Goal: Starting at the first line of the listing below, repeat each line exactly until the line containing "iterations = list(range(0, 21))", which you include. Leave out pictures.

Data supplied:
_ _ _ _ _ _ _

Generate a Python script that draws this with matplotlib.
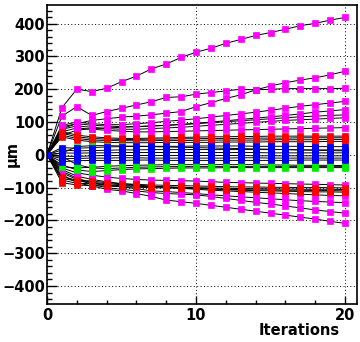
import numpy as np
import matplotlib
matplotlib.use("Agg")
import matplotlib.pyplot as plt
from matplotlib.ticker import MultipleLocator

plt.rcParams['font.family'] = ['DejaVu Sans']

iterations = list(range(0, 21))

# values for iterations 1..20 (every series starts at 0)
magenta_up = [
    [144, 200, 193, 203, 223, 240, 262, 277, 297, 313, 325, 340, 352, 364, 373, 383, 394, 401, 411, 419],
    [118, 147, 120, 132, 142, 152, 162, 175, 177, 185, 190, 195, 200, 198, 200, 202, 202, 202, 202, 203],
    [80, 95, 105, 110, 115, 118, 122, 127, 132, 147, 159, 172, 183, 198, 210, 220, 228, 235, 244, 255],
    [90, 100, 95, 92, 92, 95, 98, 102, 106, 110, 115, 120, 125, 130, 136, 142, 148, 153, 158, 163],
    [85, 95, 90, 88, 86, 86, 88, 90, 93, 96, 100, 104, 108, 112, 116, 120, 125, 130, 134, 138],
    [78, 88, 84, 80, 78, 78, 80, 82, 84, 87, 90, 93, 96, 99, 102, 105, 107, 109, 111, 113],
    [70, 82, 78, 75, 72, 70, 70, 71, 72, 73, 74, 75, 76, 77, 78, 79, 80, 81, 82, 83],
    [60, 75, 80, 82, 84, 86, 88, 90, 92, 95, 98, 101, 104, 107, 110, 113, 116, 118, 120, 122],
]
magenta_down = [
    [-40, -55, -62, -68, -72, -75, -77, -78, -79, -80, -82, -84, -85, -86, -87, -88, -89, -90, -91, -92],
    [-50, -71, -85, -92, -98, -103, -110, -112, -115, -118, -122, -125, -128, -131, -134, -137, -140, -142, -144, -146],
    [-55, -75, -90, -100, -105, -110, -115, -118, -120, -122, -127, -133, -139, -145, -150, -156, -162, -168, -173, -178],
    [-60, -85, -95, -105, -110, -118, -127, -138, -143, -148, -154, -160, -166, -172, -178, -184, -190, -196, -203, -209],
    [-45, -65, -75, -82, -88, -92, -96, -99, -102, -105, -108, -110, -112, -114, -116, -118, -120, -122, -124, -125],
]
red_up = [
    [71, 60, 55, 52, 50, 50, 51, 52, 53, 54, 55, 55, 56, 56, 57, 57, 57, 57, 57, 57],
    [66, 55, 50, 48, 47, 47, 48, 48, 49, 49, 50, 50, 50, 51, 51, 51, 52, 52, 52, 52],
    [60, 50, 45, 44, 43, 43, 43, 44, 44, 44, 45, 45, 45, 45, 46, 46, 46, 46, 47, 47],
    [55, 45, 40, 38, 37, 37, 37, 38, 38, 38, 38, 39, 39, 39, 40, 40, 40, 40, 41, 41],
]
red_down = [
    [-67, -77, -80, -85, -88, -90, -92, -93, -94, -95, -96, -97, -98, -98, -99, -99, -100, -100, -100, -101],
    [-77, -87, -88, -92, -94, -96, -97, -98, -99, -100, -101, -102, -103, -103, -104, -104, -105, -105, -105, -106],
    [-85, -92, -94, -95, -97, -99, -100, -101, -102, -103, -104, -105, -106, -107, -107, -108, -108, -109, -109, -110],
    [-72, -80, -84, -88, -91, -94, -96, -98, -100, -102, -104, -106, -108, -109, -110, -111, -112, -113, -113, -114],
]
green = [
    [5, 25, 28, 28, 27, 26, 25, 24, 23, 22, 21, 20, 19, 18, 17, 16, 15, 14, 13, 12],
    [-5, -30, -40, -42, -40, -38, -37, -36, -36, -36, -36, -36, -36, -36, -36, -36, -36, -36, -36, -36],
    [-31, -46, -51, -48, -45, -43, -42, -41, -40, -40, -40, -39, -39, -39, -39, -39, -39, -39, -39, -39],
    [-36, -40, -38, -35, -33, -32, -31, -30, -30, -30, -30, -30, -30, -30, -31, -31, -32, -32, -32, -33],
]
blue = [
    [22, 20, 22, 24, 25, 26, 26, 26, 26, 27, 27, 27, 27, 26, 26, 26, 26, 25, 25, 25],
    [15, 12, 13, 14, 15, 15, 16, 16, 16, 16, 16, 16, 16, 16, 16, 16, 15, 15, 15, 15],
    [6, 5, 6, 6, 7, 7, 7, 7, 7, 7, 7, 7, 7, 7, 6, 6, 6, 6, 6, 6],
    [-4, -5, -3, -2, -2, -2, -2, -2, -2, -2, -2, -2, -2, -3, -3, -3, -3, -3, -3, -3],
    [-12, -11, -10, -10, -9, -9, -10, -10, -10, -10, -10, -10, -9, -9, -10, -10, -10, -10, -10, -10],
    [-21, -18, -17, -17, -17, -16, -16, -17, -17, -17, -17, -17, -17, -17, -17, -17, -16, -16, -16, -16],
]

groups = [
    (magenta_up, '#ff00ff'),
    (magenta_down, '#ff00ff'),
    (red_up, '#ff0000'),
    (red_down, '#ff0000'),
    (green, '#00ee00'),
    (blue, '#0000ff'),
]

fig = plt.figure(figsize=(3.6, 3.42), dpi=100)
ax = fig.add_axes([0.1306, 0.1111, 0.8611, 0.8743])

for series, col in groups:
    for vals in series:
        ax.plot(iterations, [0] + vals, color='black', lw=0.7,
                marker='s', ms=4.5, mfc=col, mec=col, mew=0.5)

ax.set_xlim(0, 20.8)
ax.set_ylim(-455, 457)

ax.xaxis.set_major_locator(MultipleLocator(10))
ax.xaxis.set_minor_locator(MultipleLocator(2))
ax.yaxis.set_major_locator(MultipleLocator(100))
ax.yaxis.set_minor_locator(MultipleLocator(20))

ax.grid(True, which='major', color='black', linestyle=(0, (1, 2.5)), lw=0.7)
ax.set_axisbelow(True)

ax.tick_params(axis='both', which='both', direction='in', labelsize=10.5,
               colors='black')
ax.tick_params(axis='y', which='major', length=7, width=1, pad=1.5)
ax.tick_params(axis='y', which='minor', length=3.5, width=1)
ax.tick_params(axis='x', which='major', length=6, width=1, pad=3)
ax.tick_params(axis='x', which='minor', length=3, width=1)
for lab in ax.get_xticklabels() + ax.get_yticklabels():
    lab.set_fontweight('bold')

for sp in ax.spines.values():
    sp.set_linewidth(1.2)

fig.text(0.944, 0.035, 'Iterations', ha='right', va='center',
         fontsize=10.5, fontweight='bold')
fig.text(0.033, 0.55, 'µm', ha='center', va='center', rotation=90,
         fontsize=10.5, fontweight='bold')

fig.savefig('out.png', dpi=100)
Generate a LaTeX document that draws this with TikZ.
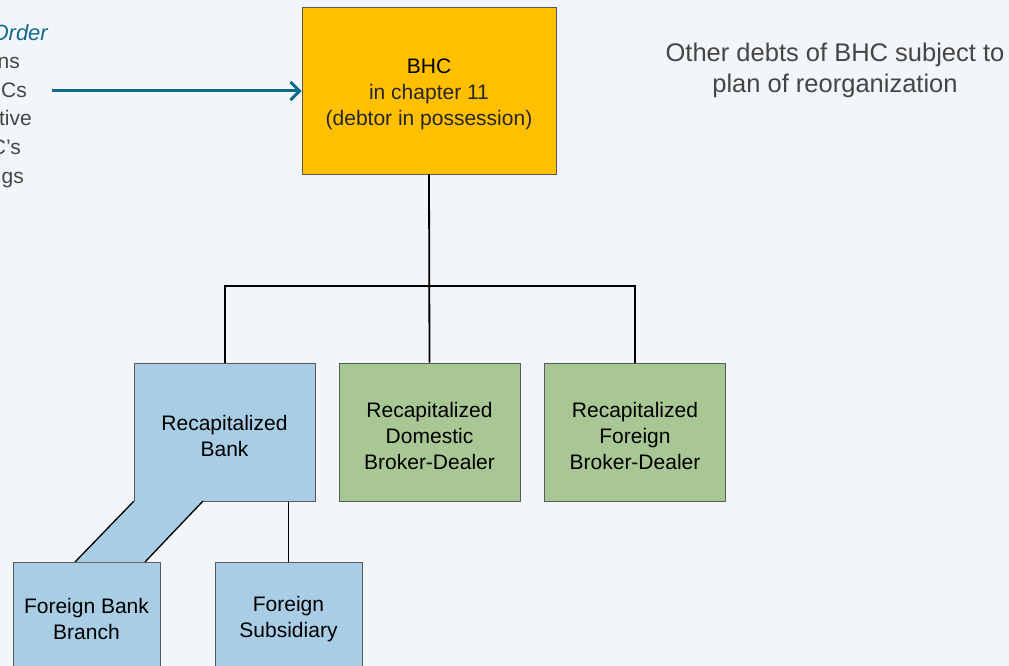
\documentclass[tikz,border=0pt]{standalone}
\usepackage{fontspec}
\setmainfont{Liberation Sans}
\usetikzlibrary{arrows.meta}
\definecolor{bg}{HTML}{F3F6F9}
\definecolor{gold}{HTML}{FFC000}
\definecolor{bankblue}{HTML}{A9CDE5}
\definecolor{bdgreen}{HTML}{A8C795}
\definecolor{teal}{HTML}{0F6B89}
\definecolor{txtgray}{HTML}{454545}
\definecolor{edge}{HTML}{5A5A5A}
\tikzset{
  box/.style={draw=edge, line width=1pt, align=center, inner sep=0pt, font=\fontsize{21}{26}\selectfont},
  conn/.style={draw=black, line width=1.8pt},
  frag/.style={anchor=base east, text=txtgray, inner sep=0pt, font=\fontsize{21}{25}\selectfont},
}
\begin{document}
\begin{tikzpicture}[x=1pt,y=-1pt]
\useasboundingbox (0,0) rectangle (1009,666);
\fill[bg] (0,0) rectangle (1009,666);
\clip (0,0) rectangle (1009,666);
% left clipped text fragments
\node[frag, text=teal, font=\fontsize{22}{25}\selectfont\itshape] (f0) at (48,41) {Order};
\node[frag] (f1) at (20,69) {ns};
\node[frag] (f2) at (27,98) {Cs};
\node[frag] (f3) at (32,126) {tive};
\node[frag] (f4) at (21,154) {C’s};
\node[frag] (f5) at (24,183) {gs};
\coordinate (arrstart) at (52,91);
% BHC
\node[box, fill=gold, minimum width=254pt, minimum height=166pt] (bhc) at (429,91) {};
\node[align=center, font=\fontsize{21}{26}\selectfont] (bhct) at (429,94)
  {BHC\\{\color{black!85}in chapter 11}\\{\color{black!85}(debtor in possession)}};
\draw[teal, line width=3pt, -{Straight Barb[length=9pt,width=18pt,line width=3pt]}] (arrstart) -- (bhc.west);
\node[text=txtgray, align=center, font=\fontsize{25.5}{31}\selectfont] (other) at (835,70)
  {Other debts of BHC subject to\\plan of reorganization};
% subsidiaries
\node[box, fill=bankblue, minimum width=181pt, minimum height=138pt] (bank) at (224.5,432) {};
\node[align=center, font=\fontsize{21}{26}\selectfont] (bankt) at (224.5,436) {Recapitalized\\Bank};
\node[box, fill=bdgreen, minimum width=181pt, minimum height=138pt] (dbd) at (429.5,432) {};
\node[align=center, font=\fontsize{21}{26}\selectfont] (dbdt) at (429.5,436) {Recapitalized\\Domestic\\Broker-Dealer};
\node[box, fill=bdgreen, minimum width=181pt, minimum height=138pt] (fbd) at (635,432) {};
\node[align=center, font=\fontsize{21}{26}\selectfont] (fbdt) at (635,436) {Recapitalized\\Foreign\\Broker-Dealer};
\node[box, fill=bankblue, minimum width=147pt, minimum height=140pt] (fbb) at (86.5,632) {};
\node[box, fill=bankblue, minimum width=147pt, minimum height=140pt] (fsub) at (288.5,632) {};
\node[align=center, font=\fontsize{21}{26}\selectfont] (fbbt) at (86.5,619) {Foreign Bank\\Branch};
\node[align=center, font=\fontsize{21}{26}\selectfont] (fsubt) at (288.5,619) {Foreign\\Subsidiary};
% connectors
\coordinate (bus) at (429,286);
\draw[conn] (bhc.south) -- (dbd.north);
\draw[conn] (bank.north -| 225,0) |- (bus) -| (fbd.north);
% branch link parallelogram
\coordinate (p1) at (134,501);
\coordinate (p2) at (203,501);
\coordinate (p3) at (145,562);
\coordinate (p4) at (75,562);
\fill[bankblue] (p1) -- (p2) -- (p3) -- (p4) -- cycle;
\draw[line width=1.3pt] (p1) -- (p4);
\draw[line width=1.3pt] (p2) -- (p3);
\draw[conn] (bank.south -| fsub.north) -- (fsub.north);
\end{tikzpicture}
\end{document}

_ _ _ _ _ _ _

Written response:
Generate a Python script that draws this with matplotlib.
import numpy as np
import matplotlib
matplotlib.use("Agg")
import matplotlib.pyplot as plt
from matplotlib.ticker import MultipleLocator

plt.rcParams['font.family'] = ['DejaVu Sans']

iterations = list(range(0, 21))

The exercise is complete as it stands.